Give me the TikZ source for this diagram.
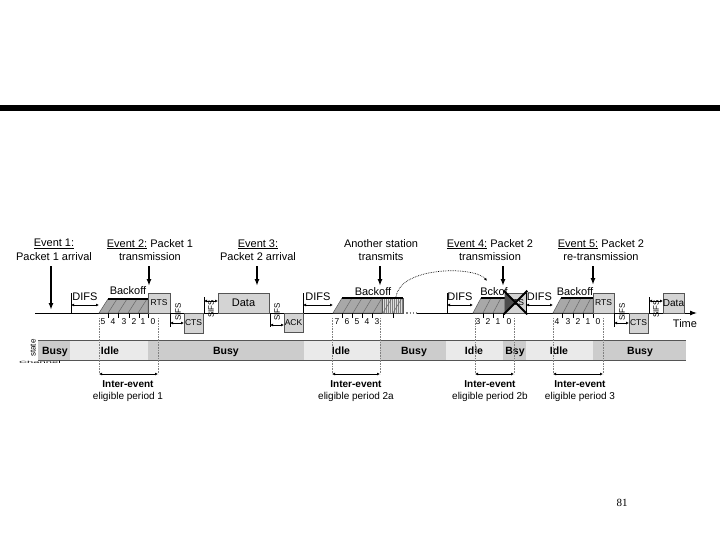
\documentclass[tikz,border=0pt]{standalone}
\usepackage{fontspec}
\setmainfont{Liberation Sans}
\newfontfamily\pagefont{Liberation Serif}
\usetikzlibrary{arrows.meta,positioning,calc}

\definecolor{busygray}{RGB}{204,204,204}
\definecolor{idlegray}{RGB}{234,234,234}
\definecolor{framegray}{RGB}{212,212,212}
\definecolor{backoffgray}{RGB}{168,168,168}
\definecolor{lightback}{RGB}{222,222,222}
\definecolor{edgegray}{RGB}{85,85,85}

\begin{document}
\begin{tikzpicture}[x=1pt, y=-1pt,
    font=\fontsize{11}{13.5}\selectfont,
    evarrow/.style={-{Latex[length=7pt,width=5pt]}, line width=1.4pt},
    gaparrow/.style={{Latex[length=3pt,width=3pt]}-{Latex[length=3pt,width=3pt]}, line width=0.6pt},
    frame/.style={draw=edgegray, fill=framegray, line width=0.6pt, inner sep=0pt, font=\fontsize{8.5}{9}\selectfont},
    sifslab/.style={rotate=90, inner sep=0pt, font=\fontsize{8}{8}\selectfont},
    slotnum/.style={inner sep=0pt, font=\fontsize{8.5}{9}\selectfont},
    statelab/.style={inner sep=0pt, anchor=base, font=\bfseries\fontsize{10.5}{12}\selectfont},
    period/.style={align=center, font=\fontsize{10}{12}\selectfont},
    guide/.style={densely dotted, gray, line width=0.6pt}]
    \useasboundingbox (0,0) rectangle (720,540);

    % Title rule
    \fill (0,105) rectangle (720,111);

    % Event labels
    \node[align=center] (ev1) at (54,250) {\underline{Event 1:}\\Packet 1 arrival};
    \node[align=center] (ev2) at (150,250) {\underline{Event 2:} Packet 1\\transmission};
    \node[align=center] (ev3) at (258,250) {\underline{Event 3:}\\Packet 2 arrival};
    \node[align=center] (other) at (381,250) {Another station\\transmits};
    \node[align=center] (ev4) at (490,250) {\underline{Event 4:} Packet 2\\transmission};
    \node[align=center] (ev5) at (601,250) {\underline{Event 5:} Packet 2\\re-transmission};

    % Event arrows
    \coordinate (a1) at (51,310);
    \coordinate (a2) at (149,286);
    \coordinate (a3) at (257,286);
    \coordinate (a4) at (380,286);
    \coordinate (a5) at (503,286);
    \coordinate (a6) at (593,285);
    \draw[evarrow] ($(ev1.south -| a1)+(0,2)$) -- (a1);
    \draw[evarrow] ($(ev2.south -| a2)+(0,2)$) -- (a2);
    \draw[evarrow] ($(ev3.south -| a3)+(0,2)$) -- (a3);
    \draw[evarrow] ($(other.south -| a4)+(0,2)$) -- (a4);
    \draw[evarrow] ($(ev4.south -| a5)+(0,2)$) -- (a5);
    \draw[evarrow] ($(ev5.south -| a6)+(0,2)$) -- (a6);

    % Time axis
    \draw[line width=1pt] (35,313) -- (403,313);
    \draw[line width=1.3pt, dotted, gray] (403,313) -- (417,313);
    \draw[-{Latex[length=7pt,width=5pt]}, line width=1pt] (417,313) -- (697,313);
    \node (time) at (685,324) {Time};

    % Backoff 1
    \filldraw[fill=backoffgray, draw=edgegray, line width=0.5pt] (99,313) -- (108,299) -- (148,299) -- (148,313) -- cycle;
    \foreach \x in {108,118,128,138} \draw[black!60, line width=0.5pt] (\x,313) -- ({\x+9},299);
    \draw[line width=1.2pt] (108,299) -- (148,299);
    \node (bo1) at (128,291) {Backoff};

    % Backoff 2 (frozen)
    \filldraw[fill=backoffgray, draw=edgegray, line width=0.5pt] (333,313) -- (342,298) -- (382,298) -- (382,313) -- cycle;
    \foreach \x in {343,353,363,373} \draw[black!60, line width=0.5pt] (\x,313) -- ({\x+9},298);
    \filldraw[fill=lightback, draw=edgegray, line width=0.5pt] (382,298) rectangle (403,313);
    \foreach \x in {384,386,...,402} \draw[gray, line width=0.3pt] (\x,298) -- (\x,313);
    \foreach \x in {383,393} \draw[black!60, line width=0.5pt] (\x,313) -- ({\x+9},298);
    \draw[line width=1.2pt] (342,298) -- (403,298);
    \node (bo2) at (373,292) {Backoff};

    % Backoff 3
    \filldraw[fill=backoffgray, draw=edgegray, line width=0.5pt] (473,313) -- (481,298) -- (505,298) -- (505,313) -- cycle;
    \foreach \x in {483,493} \draw[black!60, line width=0.5pt] (\x,313) -- ({\x+8},298);
    \draw[line width=1.2pt] (481,298) -- (505,298);
    \node (bo3) at (494,292) {Bckof};

    % Backoff 4
    \filldraw[fill=backoffgray, draw=edgegray, line width=0.5pt] (553,313) -- (561,298) -- (593,298) -- (593,313) -- cycle;
    \foreach \x in {563,573,583} \draw[black!60, line width=0.5pt] (\x,313) -- ({\x+8},298);
    \draw[line width=1.2pt] (561,298) -- (593,298);
    \node (bo4) at (575,292) {Backoff};

    % Backoff freeze carried over
    \coordinate (frz) at (396,297);
    \coordinate (resume) at (487,281);
    \draw[densely dotted, line width=0.7pt, -{Latex[length=3pt,width=2.5pt]}] (frz) .. controls (400,266) and (475,266) .. (resume);

    % Slot ticks and counters
    \foreach \x in {108,118,129,139,148,342,352,362,372,393,483,493,503,562,573,583,593}
        \draw[line width=0.5pt] (\x,313) -- (\x,318);
    \foreach \x/\n in {103/5,113/4,124/3,134/2,143/1,153/0,
                       337/7,347/6,357/5,367/4,377/3,
                       478/3,488/2,498/1,509/0,
                       557/4,568/3,578/2,588/1,598/0}
        \node[slotnum] (n\x) at (\x,322) {\n};

    % Frames
    \node[frame, minimum width=22pt, minimum height=20pt] (rts1) at (159,303) {RTS};
    \node[frame, minimum width=19pt, minimum height=20pt] (cts1) at (193.5,323) {CTS};
    \node[frame, minimum width=51pt, minimum height=20pt, font=\fontsize{11}{12}\selectfont] (data1) at (243.5,303) {Data};
    \node[frame, minimum width=19pt, minimum height=19pt] (ack1) at (293.5,322.5) {ACK};
    \node[frame, minimum width=21pt, minimum height=20pt] (rts2) at (515.5,303) {RTS};
    \fill[black!70] (rts2.north west) -- (rts2.center) -- (rts2.south west) -- cycle;
    \draw[line width=2pt] ([shift={(-1pt,2pt)}]rts2.north west) -- ([shift={(1pt,-1pt)}]rts2.south east);
    \draw[line width=2pt] ([shift={(1pt,2pt)}]rts2.north east) -- ([shift={(-1pt,-1pt)}]rts2.south west);
    \node[frame, minimum width=21pt, minimum height=20pt] (rts3) at (603.5,303) {RTS};
    \node[frame, minimum width=19pt, minimum height=20pt] (cts3) at (638.5,323) {CTS};
    \node[frame, minimum width=21pt, minimum height=20pt, font=\fontsize{10}{11}\selectfont] (data3) at (673.5,303) {Data};

    % DIFS
    \foreach \a/\b in {71/99,303/333,447/473,526/553} {
        \draw[line width=0.6pt] (\a,293) -- (\a,313);
        \draw[gaparrow] (\a,305) -- (\b,305);
        \node (difs\a) at ({(\a+\b)/2},297) {DIFS};
    }

    % SIFS
    \foreach \a/\b/\y/\t/\ty in {170/184/323/178/312, 204/218/301/211/309, 270/284/325/277/312,
                                  614/629/323/622/312, 649/663/301/656/309} {
        \ifdim \y pt > 313pt
            \draw[line width=0.6pt] (\a,313) -- (\a,327);
        \else
            \draw[line width=0.6pt] (\a,297) -- (\a,313);
        \fi
        \draw[gaparrow] (\a,\y) -- (\b,\y);
        \node[sifslab] (sifs\a) at (\t,\ty) {SIFS};
    }

    % Channel state bar
    \fill[busygray] (38,340) rectangle (70,360);
    \fill[idlegray] (70,340) rectangle (148,360);
    \fill[busygray] (148,340) rectangle (304,360);
    \fill[idlegray] (304,340) rectangle (380,360);
    \fill[busygray] (380,340) rectangle (446,360);
    \fill[idlegray] (446,340) rectangle (503,360);
    \fill[busygray] (503,340) rectangle (526,360);
    \fill[idlegray] (526,340) rectangle (593,360);
    \fill[busygray] (593,340) rectangle (686,360);
    \draw[edgegray, line width=0.8pt] (38,340) -- (686,340);
    \draw[edgegray, line width=0.8pt] (38,360) -- (686,360);
    \node[statelab] (s1) at (55,354) {Busy};
    \node[statelab] (s2) at (110,354) {Idle};
    \node[statelab] (s3) at (226,354) {Busy};
    \node[statelab] (s4) at (341,354) {Idle};
    \node[statelab] (s5) at (414,354) {Busy};
    \node[statelab] (s6) at (474,354) {Idle};
    \node[statelab] (s7) at (515,354) {Bsy};
    \node[statelab] (s8) at (559,354) {Idle};
    \node[statelab] (s9) at (640,354) {Busy};
    \node[sifslab] (chstate) at (33,348) {state};
    \node[inner sep=0pt, xscale=1.6, yscale=0.45, font=\fontsize{7}{7}\selectfont] (chname) at (40,362) {Channel};

    % Inter-event eligible periods
    \foreach \a/\b/\n in {99/158/1,332/380/2a,475/514/2b,553/603/3} {
        \draw[guide] (\a,318) -- (\a,374);
        \draw[guide] (\b,318) -- (\b,374);
        \coordinate (pl\n) at (\a,374);
        \coordinate (pr\n) at (\b,374);
        \draw[gaparrow, line width=0.8pt] (pl\n) -- (pr\n);
    }
    \node[period] (p1) at (128,391) {\textbf{Inter-event}\\eligible period 1};
    \node[period] (p2a) at (356,391) {\textbf{Inter-event}\\eligible period 2a};
    \node[period] (p2b) at (490,391) {\textbf{Inter-event}\\eligible period 2b};
    \node[period] (p3) at (580,391) {\textbf{Inter-event}\\eligible period 3};

    % Page number
    \node[font=\pagefont\fontsize{11}{12}\selectfont] (page) at (622,503) {81};
\end{tikzpicture}
\end{document}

------------------------------------------------------------------------

**YOUR OBJECTIVE**
Leave the pictures out and reproduce exactly the lines from the top of the listing above through the line with "(0,105) rectangle (720,111);".

**THE OUTPUT**
Give me the TikZ source for this diagram.
\documentclass[tikz,border=0pt]{standalone}
\usepackage{fontspec}
\setmainfont{Liberation Sans}
\newfontfamily\pagefont{Liberation Serif}
\usetikzlibrary{arrows.meta,positioning,calc}

\definecolor{busygray}{RGB}{204,204,204}
\definecolor{idlegray}{RGB}{234,234,234}
\definecolor{framegray}{RGB}{212,212,212}
\definecolor{backoffgray}{RGB}{168,168,168}
\definecolor{lightback}{RGB}{222,222,222}
\definecolor{edgegray}{RGB}{85,85,85}

\begin{document}
\begin{tikzpicture}[x=1pt, y=-1pt,
    font=\fontsize{11}{13.5}\selectfont,
    evarrow/.style={-{Latex[length=7pt,width=5pt]}, line width=1.4pt},
    gaparrow/.style={{Latex[length=3pt,width=3pt]}-{Latex[length=3pt,width=3pt]}, line width=0.6pt},
    frame/.style={draw=edgegray, fill=framegray, line width=0.6pt, inner sep=0pt, font=\fontsize{8.5}{9}\selectfont},
    sifslab/.style={rotate=90, inner sep=0pt, font=\fontsize{8}{8}\selectfont},
    slotnum/.style={inner sep=0pt, font=\fontsize{8.5}{9}\selectfont},
    statelab/.style={inner sep=0pt, anchor=base, font=\bfseries\fontsize{10.5}{12}\selectfont},
    period/.style={align=center, font=\fontsize{10}{12}\selectfont},
    guide/.style={densely dotted, gray, line width=0.6pt}]
    \useasboundingbox (0,0) rectangle (720,540);

    % Title rule
    \fill (0,105) rectangle (720,111);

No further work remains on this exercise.